Each trainee will be spending one week at the Center, learning about horse care and how to successfully transition a horse from racing to another equestrian discipline. This is done through MMSC’s signature Horse Centered ReSchooling Program, in which a horse is evaluated and trained based on its mental, physical, and spiritual needs.
“All of these horses know how to be ridden, but your job is to figure out where the weak spots are—is it physical, is it mental, is it curriculum?” MMSC executive director Susanna Thomas explained.
“I want them to understand that it’s got to be horse-centric. It’s a different language, and it’s not up to the horse to learn to speak your language. You need to communicate your idea in the way that the horse can be successful. So that’s one component, and then there’s the core component of the attention to detail—whether it’s mucking a stall, preparing a ration, bandaging a hoof—you must understand that to do something well, the devil is in the details. That’s the management part.”
The hope is that the main takeaway from their time at the Center, however, isn’t just knowledge on how to transition a horse, but more of an understanding of responsible aftercare being an essential part of the sport.
“If there is one thing to know about Susanna, it’s that she’s just as passionate about education as she is about horses, and we are lucky to have her and her team on board to share their philosophies and practices at MMSC,” Hardy said.

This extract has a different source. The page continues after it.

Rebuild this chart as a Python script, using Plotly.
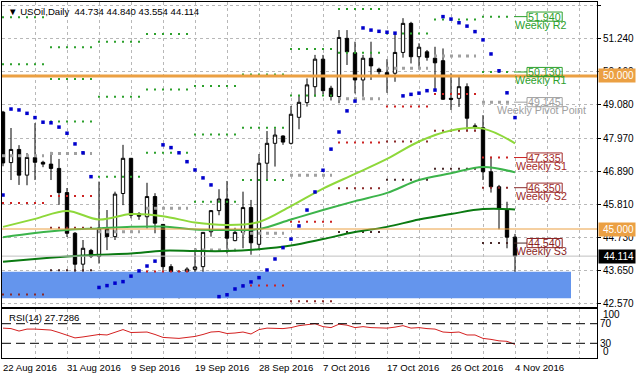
import plotly.graph_objects as go
import pandas as pd

# ---------------- DATA ----------------
# trading calendar of the broker (Sunday sessions included, no Saturdays)
calendar = [d.strftime("%Y-%m-%d") for d in pd.date_range("2016-08-15", "2016-11-30") if d.weekday() != 5]
first_bar = "2016-08-22"

opens = [48.82, 47.17, 47.60, 46.76, 47.33, 47.18, 47.12, 46.98, 46.19, 44.86,
         43.85, 44.30, 44.10, 45.03, 44.75, 46.16, 47.31, 45.50, 45.40, 46.06,
         45.15, 43.77, 43.60, 43.20, 43.68, 43.77, 44.91, 45.60, 45.98, 44.62,
         44.89, 45.70, 44.50, 47.15, 47.80, 48.04, 47.80, 48.65, 49.13, 49.65,
         50.55, 49.60, 49.33, 51.23, 50.76, 49.87, 50.58, 50.22, 50.11, 50.09,
         50.77, 51.72, 50.63, 50.79, 50.58, 50.50, 49.27, 49.27, 49.65, 48.37,
         48.31, 46.87, 46.38, 45.64, 44.734]
highs = [48.86, 48.30, 47.74, 47.48, 48.46, 47.23, 47.52, 47.29, 46.34, 44.90,
         44.64, 44.35, 46.55, 45.62, 46.22, 47.75, 47.31, 45.55, 46.51, 46.17,
         45.15, 43.85, 43.65, 43.75, 44.37, 44.90, 45.62, 46.30, 46.57, 45.04,
         46.22, 45.95, 47.45, 48.20, 48.28, 48.06, 49.02, 49.36, 49.92, 50.69,
         50.69, 49.68, 51.50, 51.50, 51.12, 50.69, 51.12, 50.27, 50.55, 51.39,
         51.89, 51.77, 51.07, 50.85, 50.955, 50.90, 50.09, 49.98, 49.76, 48.45,
         48.72, 47.36, 46.44, 45.89, 44.840]
lows = [47.05, 46.60, 46.44, 46.43, 46.60, 47.02, 46.60, 45.79, 44.74, 43.11,
        43.25, 44.05, 43.87, 44.31, 44.64, 45.78, 45.35, 45.30, 45.02, 44.86,
        43.55, 43.36, 42.73, 43.18, 43.22, 43.12, 44.75, 45.45, 44.20, 44.60,
        44.37, 44.16, 44.31, 46.60, 47.04, 47.75, 47.76, 48.26, 49.00, 49.32,
        49.40, 49.20, 49.11, 50.36, 49.43, 49.32, 49.87, 50.05, 49.45, 49.81,
        50.60, 50.41, 50.30, 50.50, 49.54, 49.22, 48.89, 48.99, 48.20, 48.25,
        46.60, 46.19, 44.99, 44.37, 43.554]
closes = [47.16, 47.60, 46.76, 47.34, 47.18, 47.12, 46.98, 46.19, 44.86, 43.85,
          44.37, 44.10, 45.03, 44.75, 46.14, 47.31, 45.45, 45.42, 46.06, 45.19,
          43.77, 43.60, 43.23, 43.69, 43.76, 44.89, 45.60, 45.98, 44.70, 44.89,
          45.70, 44.55, 47.15, 47.80, 48.07, 47.84, 48.75, 49.14, 49.71, 50.55,
          49.52, 49.33, 51.26, 50.79, 49.87, 50.58, 50.33, 50.14, 50.03, 50.77,
          51.72, 50.63, 50.94, 50.61, 50.43, 49.24, 49.24, 49.65, 48.62, 48.32,
          46.87, 46.38, 45.68, 44.734, 44.114]

# Parabolic SAR
sar = [46.11, 48.92, 48.89, 48.78, 48.64, 48.49, 48.47, 48.33, 48.13, 47.78,
       47.49, 46.71, 43.09, 43.15, 43.23, 43.28, 43.46, 43.63, 43.79, 43.95,
       47.75, 47.66, 47.49, 47.20, 46.93, 46.67, 46.44, 42.79, 42.85, 43.04,
       43.14, 43.27, 43.41, 43.66, 44.02, 44.39, 44.67, 45.10, 45.62, 46.21,
       46.92, 47.61, 48.17, 48.86, 49.18, 51.57, 51.50, 51.46, 51.43, 51.40,
       49.35, 49.40, 49.44, 49.52, 49.54, 51.94, 51.86, 51.74, 51.63, 51.45,
       51.18, 50.72, 50.17, 49.45, 48.64]

# RSI(14)
rsi = [61, 60, 55, 59, 59, 58, 57, 52, 47, 41,
       43, 45, 48, 47, 52, 58, 52, 52, 53, 48,
       42, 41, 40, 42, 44, 48, 53, 54, 50, 51,
       53, 49, 58, 61, 61, 60, 62, 66, 68, 70,
       64, 62, 69, 67, 62, 64, 62, 61, 61, 63,
       66, 61, 62, 60, 59, 53, 52, 53, 47, 47,
       40, 38, 35, 34, 27.7286]

# moving averages, read every 4th bar
ma_fast = [45.07, 45.33, 45.59, 45.31, 45.49, 45.42, 45.21, 45.13, 45.23,
           45.75, 46.32, 46.80, 47.29, 47.86, 48.22, 48.28, 47.80]
ma_mid = [44.73, 44.87, 44.97, 45.02, 45.07, 45.08, 44.98, 44.97, 45.00,
          45.31, 45.62, 45.91, 46.18, 46.60, 46.82, 47.03, 46.85]
ma_slow = [43.93, 44.02, 44.10, 44.16, 44.20, 44.29, 44.28, 44.28, 44.34,
           44.46, 44.67, 44.90, 45.07, 45.31, 45.49, 45.65, 45.64]

# weekly pivots (weeks Monday..Sunday)
week_mondays = ["2016-08-22", "2016-08-29", "2016-09-05", "2016-09-12", "2016-09-19", "2016-09-26",
                "2016-10-03", "2016-10-10", "2016-10-17", "2016-10-24", "2016-10-31"]
pivot_r3 = [54.91, 50.94, 51.12, 51.37, 49.67, 50.05, 53.48, 53.69, 53.78, 54.29, 52.925]
pivot_r2 = [51.92, 49.90, 49.32, 49.56, 48.09, 48.31, 50.88, 52.19, 52.64, 53.09, 51.94]
pivot_r1 = [50.38, 48.51, 46.71, 47.49, 45.89, 46.60, 49.36, 50.76, 51.39, 51.85, 50.13]
pivot_pp = [47.39, 47.47, 44.91, 45.68, 44.31, 44.86, 46.76, 49.26, 50.25, 50.65, 49.145]
pivot_s1 = [45.85, 46.08, 42.30, 43.61, 42.11, 43.15, 45.24, 47.83, 49.00, 49.41, 47.335]
pivot_s2 = [42.86, 45.04, 40.50, 41.80, 40.53, 41.41, 42.64, 46.33, 47.86, 48.21, 46.35]
pivot_s3 = [41.32, 43.65, 37.89, 39.73, 38.33, 39.70, 41.12, 44.90, 46.61, 46.97, 44.54]

# levels and zone
level_lines = [50.000, 45.000]
bid_price = 44.114
zone_top, zone_bottom = 43.60, 42.74
zone_start, zone_end = "2016-08-18", "2016-11-13"

date_labels = ["22 Aug 2016", "31 Aug 2016", "9 Sep 2016", "19 Sep 2016", "28 Sep 2016",
               "7 Oct 2016", "17 Oct 2016", "26 Oct 2016", "4 Nov 2016"]
date_label_days = ["2016-08-22", "2016-08-31", "2016-09-09", "2016-09-19", "2016-09-28",
                   "2016-10-07", "2016-10-17", "2016-10-26", "2016-11-04"]
price_ticks = [52.32, 51.24, 50.16, 49.08, 47.97, 46.89, 45.81, 44.73, 43.65, 42.57]

# ---------------- BUILD ----------------
base = calendar.index(first_bar)
def idx(day):
    return calendar.index(day) - base

n = len(closes)
xs = list(range(n))
ma_x = xs[::4]

FONT = "Liberation Sans, Arial, sans-serif"
GREEN = "#2ca02c"
GRAY = "#a0a0a0"
S1C, S2C, S3C = "#cc2222", "#8b2a2a", "#4a2a2a"
ORANGE = "#eba043"

fig = go.Figure()

# zone rectangle
zs, ze = idx(zone_start), idx(zone_end)
fig.add_trace(go.Scatter(x=[zs, ze, ze, zs, zs], y=[zone_bottom, zone_bottom, zone_top, zone_top, zone_bottom],
                         fill="toself", fillcolor="#6495ED", mode="lines", line=dict(width=0),
                         hoverinfo="skip", showlegend=False, xaxis="x", yaxis="y"))

# pivot dotted segments
def segments(vals):
    X, Y = [], []
    for k, mon in enumerate(week_mondays):
        m = idx(mon)
        x0 = m - 0.125
        x1 = min(m + 5.125, n - 1 - 0.125)
        X += [x0, x1, None]
        Y += [vals[k], vals[k], None]
    return X, Y

for vals, col, w, dash in [(pivot_r3, GREEN, 2, "2px,6px"), (pivot_r2, GREEN, 2, "2px,6px"),
                           (pivot_r1, GREEN, 2, "2px,6px"), (pivot_pp, GRAY, 3, "3px,5px"),
                           (pivot_s1, S1C, 2, "2px,6px"), (pivot_s2, S2C, 2, "2px,6px"),
                           (pivot_s3, S3C, 2, "2px,6px")]:
    X, Y = segments(vals)
    fig.add_trace(go.Scatter(x=X, y=Y, mode="lines", line=dict(color=col, width=w, dash=dash),
                             hoverinfo="skip", showlegend=False))

# moving averages
for vals, col in [(ma_fast, "#8ed83a"), (ma_mid, "#3cb44b"), (ma_slow, "#0b7a12")]:
    fig.add_trace(go.Scatter(x=ma_x, y=vals, mode="lines", line=dict(color=col, width=2, shape="spline"),
                             hoverinfo="skip", showlegend=False))

# parabolic SAR
fig.add_trace(go.Scatter(x=xs, y=sar, mode="markers",
                         marker=dict(symbol="square", size=3.5, color="#0000cc", line=dict(width=0)),
                         hoverinfo="skip", showlegend=False))

# candles
fig.add_trace(go.Candlestick(x=xs, open=opens, high=highs, low=lows, close=closes,
                             increasing=dict(line=dict(color="black", width=1), fillcolor="white"),
                             decreasing=dict(line=dict(color="black", width=1), fillcolor="black"),
                             whiskerwidth=0, hoverinfo="skip", showlegend=False))

# RSI
fig.add_trace(go.Scatter(x=xs, y=rsi, mode="lines", line=dict(color="#d42020", width=1),
                         hoverinfo="skip", showlegend=False, xaxis="x2", yaxis="y2"))

shapes = []
annotations = []

# horizontal levels
shapes.append(dict(type="line", xref="x domain", yref="y", x0=0, x1=1, y0=level_lines[0], y1=level_lines[0],
                   line=dict(color=ORANGE, width=3), layer="above"))
shapes.append(dict(type="line", xref="x domain", yref="y", x0=0, x1=1, y0=level_lines[1], y1=level_lines[1],
                   line=dict(color=ORANGE, width=1), layer="above"))
shapes.append(dict(type="line", xref="x domain", yref="y", x0=0, x1=1, y0=bid_price, y1=bid_price,
                   line=dict(color="#c0c0c0", width=1), layer="above"))
# RSI levels
for lv in (70, 30):
    shapes.append(dict(type="line", xref="x2 domain", yref="y2", x0=0, x1=1, y0=lv, y1=lv,
                       line=dict(color="black", width=1, dash="9px,5px"), layer="above"))

# current-week pivot labels
last = len(week_mondays) - 1
label_specs = [(pivot_r2[last], "Weekly R2", GREEN, GREEN),
               (pivot_r1[last], "Weekly R1", GREEN, GREEN),
               (pivot_pp[last], "Weekly Pivot Point", GRAY, GRAY),
               (pivot_s1[last], "Weekly S1", S1C, "#a52a2a"),
               (pivot_s2[last], "Weekly S2", S2C, "#9b2a2a"),
               (pivot_s3[last], "Weekly S3", S3C, "#8a1f1f")]
bx0, bx1 = n + 0.5, n + 4.9
for val, name, lc, tc in label_specs:
    shapes.append(dict(type="line", xref="x", yref="y", x0=n - 1 - 0.125, x1=bx0, y0=val, y1=val,
                       line=dict(color=lc, width=1)))
    shapes.append(dict(type="rect", xref="x", yref="y", x0=bx0, x1=bx1, y0=val - 0.15, y1=val + 0.15,
                       line=dict(color=tc, width=1)))
    annotations.append(dict(x=(bx0 + bx1) / 2, y=val, xref="x", yref="y", text=f"{val:.3f}", showarrow=False,
                            font=dict(family=FONT, size=10.7, color=tc), xanchor="center", yanchor="middle"))
    annotations.append(dict(x=(bx0 + bx1) / 2 - 0.4, y=val, yshift=-8, xref="x", yref="y", text=name,
                            showarrow=False, font=dict(family=FONT, size=10.7, color=tc),
                            xanchor="center", yanchor="middle"))

# right-axis price boxes
for val, bg in [(level_lines[0], ORANGE), (level_lines[1], ORANGE), (bid_price, "black")]:
    annotations.append(dict(xref="paper", x=1, xshift=1, xanchor="left", yref="y", y=val, yanchor="middle",
                            text=f"{val:.3f}", showarrow=False, bgcolor=bg, width=34, height=11,
                            align="right", borderpad=1,
                            font=dict(family=FONT, size=10, color="white")))

# titles
annotations.append(dict(xref="paper", yref="paper", x=0.006, y=0.972, xanchor="left", yanchor="middle",
                        text=f"▼ USOil,Daily  {opens[-1]:.3f} {highs[-1]:.3f} {lows[-1]:.3f} {closes[-1]:.3f}",
                        showarrow=False, font=dict(family=FONT, size=9.6, color="black")))
annotations.append(dict(xref="paper", yref="paper", x=0.008, y=0.115, xanchor="left", yanchor="middle",
                        text=f"RSI(14) {rsi[-1]:.4f}", showarrow=False,
                        font=dict(family=FONT, size=9.6, color="black")))
# RSI 100 / 0 labels
annotations.append(dict(xref="paper", x=1, xshift=4, xanchor="left", yref="y2", y=100, yshift=-5,
                        yanchor="middle", text="100", showarrow=False, font=dict(family=FONT, size=10, color="black")))
annotations.append(dict(xref="paper", x=1, xshift=4, xanchor="left", yref="y2", y=0, yshift=7,
                        yanchor="middle", text="0", showarrow=False, font=dict(family=FONT, size=10, color="black")))
# date labels
for lab, day in zip(date_labels, date_label_days):
    annotations.append(dict(xref="x2", yref="paper", x=idx(day), y=-0.028, xanchor="left", yanchor="middle",
                            xshift=-2, text=lab, showarrow=False,
                            font=dict(family=FONT, size=9.6, color="black")))

grid = dict(showgrid=True, gridcolor="#b8b8b8", griddash="3px,3px", gridwidth=1)
frame = dict(showline=True, linecolor="black", linewidth=1, mirror=True, zeroline=False)

fig.update_layout(
    width=636, height=379,
    margin=dict(l=2, r=39, t=2, b=21, autoexpand=False),
    paper_bgcolor="white", plot_bgcolor="white",
    showlegend=False, boxgap=0.4,
    font=dict(family=FONT, size=10, color="black"),
    xaxis=dict(domain=[0, 1], anchor="y", range=[-0.125, 74.25], tickmode="linear", tick0=0, dtick=4,
               showticklabels=False, ticks="", rangeslider=dict(visible=False), automargin=False,
               **grid, **frame),
    yaxis=dict(domain=[0.14326, 1], anchor="x", side="right", range=[42.451, 52.418],
               tickvals=price_ticks, ticktext=[f"{v:.3f}" for v in price_ticks],
               ticks="outside", ticklen=3, tickcolor="black", automargin=False,
               tickfont=dict(family=FONT, size=10, color="black"), **grid, **frame),
    xaxis2=dict(domain=[0, 1], anchor="y2", matches="x", range=[-0.125, 74.25], tickmode="linear", tick0=0,
                dtick=4, showticklabels=False, ticks="", rangeslider=dict(visible=False), automargin=False,
                **grid, **frame),
    yaxis2=dict(domain=[0, 0.13764], anchor="x2", side="right", range=[0, 100], tickvals=[70, 30],
                ticktext=["70", "30"], ticks="", showgrid=False, automargin=False,
                tickfont=dict(family=FONT, size=10, color="black"), **frame),
    shapes=shapes, annotations=annotations,
)

fig.write_html("out.html", config={"displayModeBar": False},
               post_script="document.body.style.margin='0';document.body.style.overflow='hidden';")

“The trainees will spend time in the barns and in the office, learning both the methods for retraining a Thoroughbred for a second career and the challenges of running a nonprofit aftercare facility. MMSC’s trainer, Kara Toye, will be working with them to demonstrate their Horse Centered ReSchooling Program, and our goal is for the trainees to come away embracing Susanna’s motto that ‘aftercare should always be a forethought, not an afterthought.'”

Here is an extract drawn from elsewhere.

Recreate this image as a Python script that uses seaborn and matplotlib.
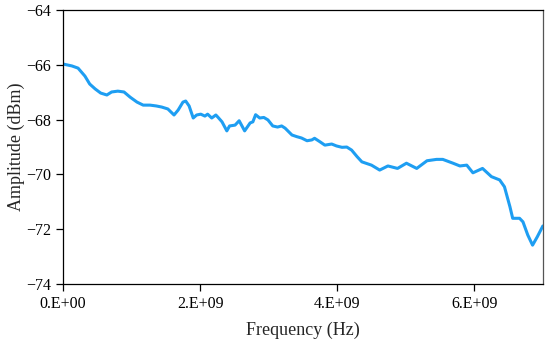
import matplotlib
matplotlib.use("Agg")
import matplotlib.pyplot as plt
import seaborn as sns
import pandas as pd

# частота в единицах 1e9 Гц
freq_ghz = [
    0.00, 0.13, 0.22, 0.32, 0.39, 0.47, 0.55, 0.64, 0.71, 0.80, 0.89, 0.98,
    1.08, 1.17, 1.27, 1.36, 1.44, 1.53, 1.62, 1.68, 1.75, 1.79, 1.84, 1.90,
    1.95, 2.01, 2.07, 2.11, 2.17, 2.23, 2.26, 2.32, 2.39, 2.43, 2.51, 2.57,
    2.65, 2.73, 2.77, 2.81, 2.87, 2.93, 2.99, 3.06, 3.13, 3.19, 3.24, 3.34,
    3.41, 3.48, 3.56, 3.63, 3.67, 3.75, 3.82, 3.92, 3.99, 4.07, 4.14, 4.21,
    4.29, 4.36, 4.50, 4.62, 4.74, 4.88, 5.01, 5.16, 5.31, 5.45, 5.54, 5.69,
    5.79, 5.89, 5.98, 6.12, 6.25, 6.37, 6.44, 6.52, 6.56, 6.66, 6.71, 6.78,
    6.85, 6.92, 7.00,
]
amplitude = [
    -65.97, -66.04, -66.12, -66.41, -66.70, -66.88, -67.03, -67.10, -66.99,
    -66.96, -66.99, -67.18, -67.36, -67.47, -67.47, -67.50, -67.54, -67.61,
    -67.83, -67.65, -67.36, -67.32, -67.50, -67.94, -67.83, -67.80, -67.87,
    -67.80, -67.94, -67.83, -67.91, -68.08, -68.41, -68.23, -68.20, -68.04,
    -68.41, -68.12, -68.08, -67.82, -67.94, -67.92, -68.01, -68.23, -68.27,
    -68.23, -68.31, -68.56, -68.62, -68.67, -68.77, -68.74, -68.68, -68.81,
    -68.93, -68.89, -68.96, -69.01, -69.00, -69.11, -69.35, -69.54, -69.66,
    -69.84, -69.69, -69.78, -69.59, -69.78, -69.50, -69.45, -69.45, -69.59,
    -69.69, -69.66, -69.94, -69.78, -70.08, -70.20, -70.45, -71.18, -71.60,
    -71.60, -71.73, -72.21, -72.58, -72.27, -71.88,
]

x_ticks = [0, 2e9, 4e9, 6e9]
x_tick_labels = ["0.E+00", "2.E+09", "4.E+09", "6.E+09"]
y_ticks = [-74, -72, -70, -68, -66, -64]

df = pd.DataFrame({
    "freq": [f * 1e9 for f in freq_ghz],
    "amp": amplitude,
})

sns.set_style("ticks")
plt.rcParams["font.family"] = ["Liberation Serif", "DejaVu Serif"]

fig = plt.figure(figsize=(5.5, 3.46), dpi=100)
ax = fig.add_axes([0.1145, 0.179, 0.8725, 0.792])

sns.lineplot(data=df, x="freq", y="amp", ax=ax, color="#1e9ef2", linewidth=2.2)

ax.set_xlim(0, 7e9)
ax.set_ylim(-74, -64)
ax.set_xticks(x_ticks)
ax.set_xticklabels(x_tick_labels)
ax.set_yticks(y_ticks)
ax.tick_params(direction="out", length=5, width=0.9, labelsize=11.5, colors="black")

for side in ["left", "bottom", "top"]:
    ax.spines[side].set_color("black")
    ax.spines[side].set_linewidth(0.9)
ax.spines["right"].set_color("#555555")
ax.spines["right"].set_linewidth(0.9)

ax.set_xlabel("Frequency (Hz)", fontsize=13, labelpad=7)
ax.set_ylabel("Amplitude (dBm)", fontsize=13, labelpad=1)

fig.savefig("out.png", dpi=100)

The MMSC already has an ongoing relationship with Godolphin through the global operation’s Lifetime Care Program to re-home and retrain its horses. So when Thomas was approached by Hardy to take on the Flying Start trainees, she was grateful for the opportunity but had one stipulation: a lecture and open discussion on aftercare.
“There was a modicum of time on safety and how we do things, but the bulk of it was: What is aftercare, why does it matter, who is impacted. We had an hour-and-a-half discussion,” Thomas said. “They took notes, and I said to them, ‘Listen, what you’re doing is really important and you’re learning, but you’re not going to have an industry possibly for reasons you just cited if you don’t make aftercare foundational, so let’s hear what you’re going to do.’

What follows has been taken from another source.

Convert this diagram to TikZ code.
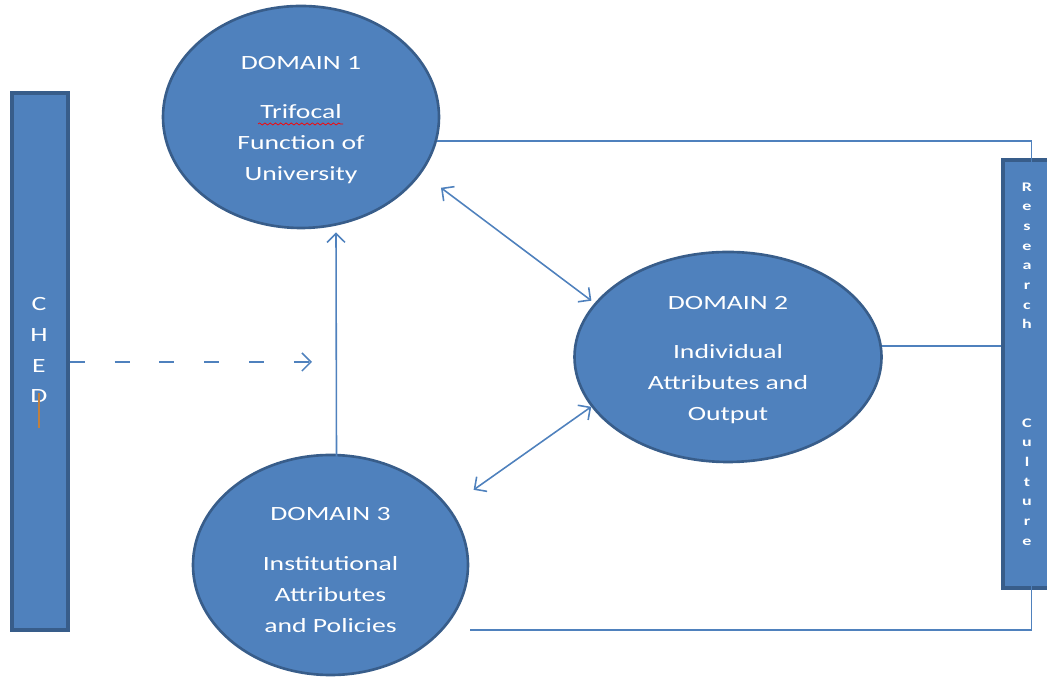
\documentclass[tikz,border=0pt]{standalone}
\usepackage{fontspec}
\newfontfamily\calib[FakeStretch=1.37]{Carlito}
\usetikzlibrary{shapes.geometric,arrows.meta,calc,decorations.pathmorphing}
\definecolor{dblue}{HTML}{4F81BD}
\definecolor{dborder}{HTML}{385D8A}
\definecolor{cursor}{HTML}{C0803F}
\tikzset{
  dombox/.style={ellipse,draw=dborder,line width=1.5pt,fill=dblue,inner sep=0pt},
  bar/.style={rectangle,draw=dborder,line width=2pt,fill=dblue,inner sep=0pt},
  dtext/.style={text=white,align=center,font=\calib\fontsize{11.5}{17.6}\selectfont},
  rtext/.style={text=white,align=center,font=\calib\bfseries\fontsize{7.5}{11.2}\selectfont},
  link/.style={draw=dblue,line width=0.9pt},
  tip/.style={-{Straight Barb[length=1.8mm,width=3.6mm]}},
  bothtips/.style={{Straight Barb[length=1.8mm,width=3.6mm]}-{Straight Barb[length=1.8mm,width=3.6mm]}}
}
\begin{document}
\begin{tikzpicture}
\useasboundingbox (0,0) rectangle (20.94,13.58);
% side bars
\node[bar,minimum width=1.12cm,minimum height=10.74cm] (ched) at (0.80,6.35) {};
\node[bar,minimum width=1.14cm,minimum height=8.56cm] (rc) at (20.63,6.1) {};
\node[dtext] (chedtxt) at (0.78,6.58) {C\\H\\E\\D};
\node[rtext] (rctxt) at (20.54,6.30) {R\\e\\s\\e\\a\\r\\c\\h\\[1.57cm]C\\u\\l\\t\\u\\r\\e};
\draw[cursor,line width=1.2pt] (0.78,5.72)--(0.78,5.02);
% domains
\node[dombox,minimum width=5.52cm,minimum height=4.44cm] (d1) at (6.02,11.24) {};
\node[dombox,minimum width=6.14cm,minimum height=4.2cm] (d2) at (14.56,6.44) {};
\node[dombox,minimum width=5.5cm,minimum height=4.4cm] (d3) at (6.61,2.28) {};
\node[dtext] (t1) at ($(d1)+(0,-0.06)$) {DOMAIN 1\\[10.8pt]Trifocal\\Function of\\University};
\node[dtext] (t2) at ($(d2)+(0,-0.06)$) {DOMAIN 2\\[10.8pt]Individual\\Attributes and\\Output};
\node[dtext] (t3) at ($(d3)+(0,-0.1)$) {DOMAIN 3\\[10.8pt]Institutional\\Attributes\\and Policies};
\draw[red,decorate,decoration={snake,amplitude=0.6pt,segment length=3pt}] (5.16,11.1)--(6.86,11.1);
% connectors
\draw[link] (d1.-10) -| ($(rc.north)+(0,-0.24)$);
\draw[link] (d2.4.5) -- (d2.4.5 -| rc.west);
\draw[link] ([xshift=0.54cm]d3.-30.4) -| ($(rc.south)+(0,0.96)$);
\draw[link,tip] ($(d3.north)+(0.12,-0.06)$) -- ($(d1.south)+(0.7,-0.06)$);
\draw[link,bothtips,shorten <=0.485cm,shorten >=0.08cm] (d1.-25) -- (d2.158.4);
\draw[link,bothtips,shorten >=0.6cm] (d2.200.7) -- (d3.26.5);
\coordinate (dashend) at (6.24,6.34);
\draw[link,tip,dash pattern=on 8.5pt off 17pt] (ched.east |- dashend) -- (dashend);
\end{tikzpicture}
\end{document}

“You should see these notes, you should see how dynamic they were and the discussions that they had. I said, ‘We’re turning this world over to you guys, you’re going to go back to your countries, and you better be mindful of this because it’s in your hands.’ Just like I do with horses, the opportunity even for a brief time to empower people and to get them thinking makes me so excited.”
And where that message goes from here is in the hands of the trainees.
“If we pay attention to aftercare and we do it well, as an industry, we will have far fewer problems,” Thomas said. “If we show our concern for our horses when they can no longer provide us with remuneration and entertainment, then maybe we have a chance of turning our ship around. And that’s in the hands of the youth. Yes, it’s in the hands of the industry, but, like anything, all generations fizzle out. But if you get young people, you’ve got to get to their hearts and turn on their brains. That’s my goal.”